EXCERPTED DATA:

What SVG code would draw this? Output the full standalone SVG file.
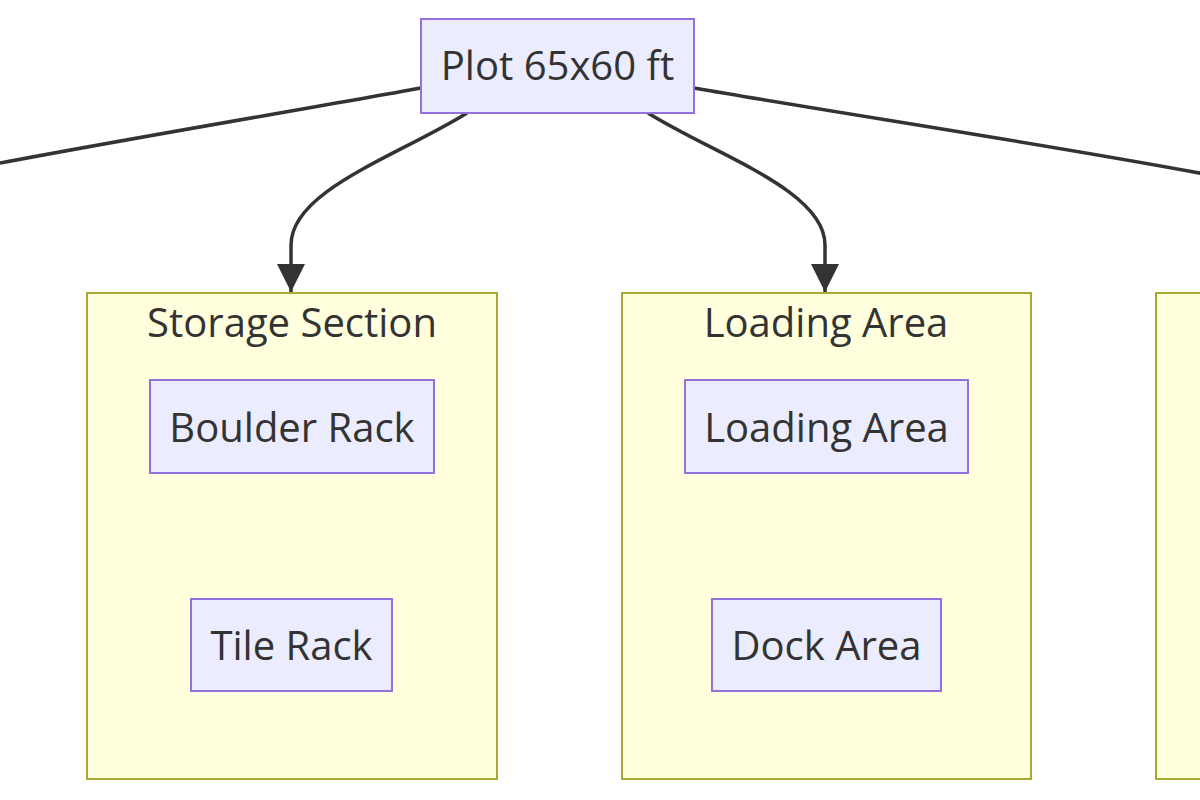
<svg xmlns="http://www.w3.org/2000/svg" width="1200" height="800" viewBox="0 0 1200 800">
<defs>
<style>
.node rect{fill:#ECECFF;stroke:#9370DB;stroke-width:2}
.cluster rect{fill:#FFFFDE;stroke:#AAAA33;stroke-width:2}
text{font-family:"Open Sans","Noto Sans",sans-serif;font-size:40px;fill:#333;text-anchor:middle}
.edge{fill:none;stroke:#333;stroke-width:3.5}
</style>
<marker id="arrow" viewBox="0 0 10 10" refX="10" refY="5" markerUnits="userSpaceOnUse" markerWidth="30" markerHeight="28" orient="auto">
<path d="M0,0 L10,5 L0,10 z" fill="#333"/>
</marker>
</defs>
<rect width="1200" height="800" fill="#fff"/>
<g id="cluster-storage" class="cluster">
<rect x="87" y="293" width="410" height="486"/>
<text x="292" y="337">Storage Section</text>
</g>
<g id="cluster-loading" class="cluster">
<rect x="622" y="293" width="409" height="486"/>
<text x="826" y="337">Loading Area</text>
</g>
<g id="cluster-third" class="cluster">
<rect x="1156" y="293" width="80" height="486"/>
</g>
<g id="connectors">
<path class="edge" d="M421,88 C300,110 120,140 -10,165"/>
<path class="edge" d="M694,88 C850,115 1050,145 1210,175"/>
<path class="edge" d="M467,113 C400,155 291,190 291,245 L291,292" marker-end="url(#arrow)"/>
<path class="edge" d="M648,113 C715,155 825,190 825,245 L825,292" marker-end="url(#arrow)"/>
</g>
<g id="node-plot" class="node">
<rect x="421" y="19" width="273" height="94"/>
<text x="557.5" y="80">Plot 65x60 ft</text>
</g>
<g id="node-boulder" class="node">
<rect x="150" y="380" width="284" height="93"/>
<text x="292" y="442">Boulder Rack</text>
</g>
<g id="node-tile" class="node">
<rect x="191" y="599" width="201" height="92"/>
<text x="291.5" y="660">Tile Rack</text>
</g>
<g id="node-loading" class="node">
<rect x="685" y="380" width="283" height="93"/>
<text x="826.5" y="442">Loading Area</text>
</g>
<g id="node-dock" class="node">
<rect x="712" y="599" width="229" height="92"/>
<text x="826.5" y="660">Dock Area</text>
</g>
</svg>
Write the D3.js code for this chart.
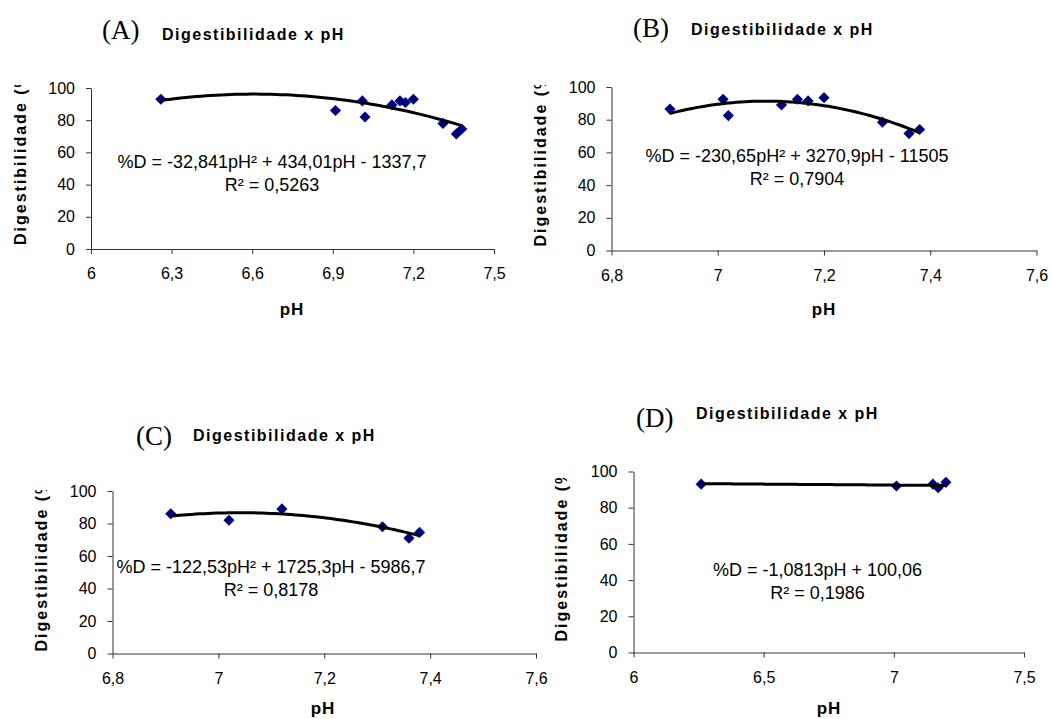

WHAT TO PRODUCE: Copy each line of the records above that carries the word "this".

EXERCISE RESPONSE:
What SVG code would draw this? Output the full standalone SVG file.
Write the D3.js code for this chart.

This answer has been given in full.